People forget that there were once no public schools, no public universities. They forget that 150 years ago, pretty much the only hospitals out there were run by churches, as charitable operations. That’s why nurses used to wear those funny little hats; back in the day, all nurses were nuns, and those funny little hats nurses wore up until about 1970 were descendents of wimples.

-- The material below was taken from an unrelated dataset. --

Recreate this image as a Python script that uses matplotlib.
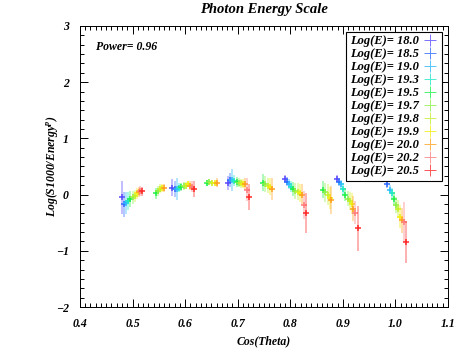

Yet that natural, organically developed system of social organization, cobbling itself together out of the ruins of Rome and under continuous assault from the Muslims, built the West. It wasn’t perfect. It was just less imperfect than all its competitors.
Dean Ericson writes:
Kristor wrote:
“People forget how society naturally organized itself before the statists began their insults to the natural order.”
Louie Leftkowitz replies:
Society naturally organized itself?—but that’s impossible! Everyone knows society is incapable of organizing itself without GOVERNMENT. Government is the prime mover, it is the alpha and omega, it’s big, it’s huge, it’s powerful, more powerful than a locomotive, faster than a speeding bullet—let’s not kid ourselves; government is God. Without a government edict the sun would not rise, or might rise in the West, or might not shine on women and minorities. Without government nobody would know what to do, would mismatch their socks and burn the toast and hit their thumbs with hammers. This is why everyone must focus all their energies on government, and think about it constantly, and devise strategies for increasing its power, and everyone must vote, and work for candidates for public office because government officials are the most important people in society; wise and all-powerful government officials with great hair and large rippling muscles and deep, confident voices telling us what to do. They’ll tell us how to live, what to wear, what to say, whether to attack Libya or Iceland, and so much more! Remember, back when we had LESS government we had MORE racism, sexism, homophobia, bigotry, environment-destroying, war-mongering capitalism and also more mean-spirited, colonialist-imperialist, cigar-chomping plutocrats in top hats stealing milk from babies. So we need MORE government, not less. Only when the government is finally able to absorb 100 percent of the people’s money, time, and love, will all the world’s problems be solved. We must organize, organize, organize for Bigger Government! Only then will people finally be happy, their wrinkles go away, their bald heads grow hair, their children won’t argue, and we’ll all live in peace and plenty until the end of time. Trust me.
March 26
James R. writes:
Three cheers for Kristor.
I was aware of a lot of the info Kristor mentioned in his response on the “Christian Health Ministries” topic, but he put all the pieces together brilliantly (and pithily) to reveal the whole picture, like tiles in a mosaic. Very informative and I gained extra insight from what he said.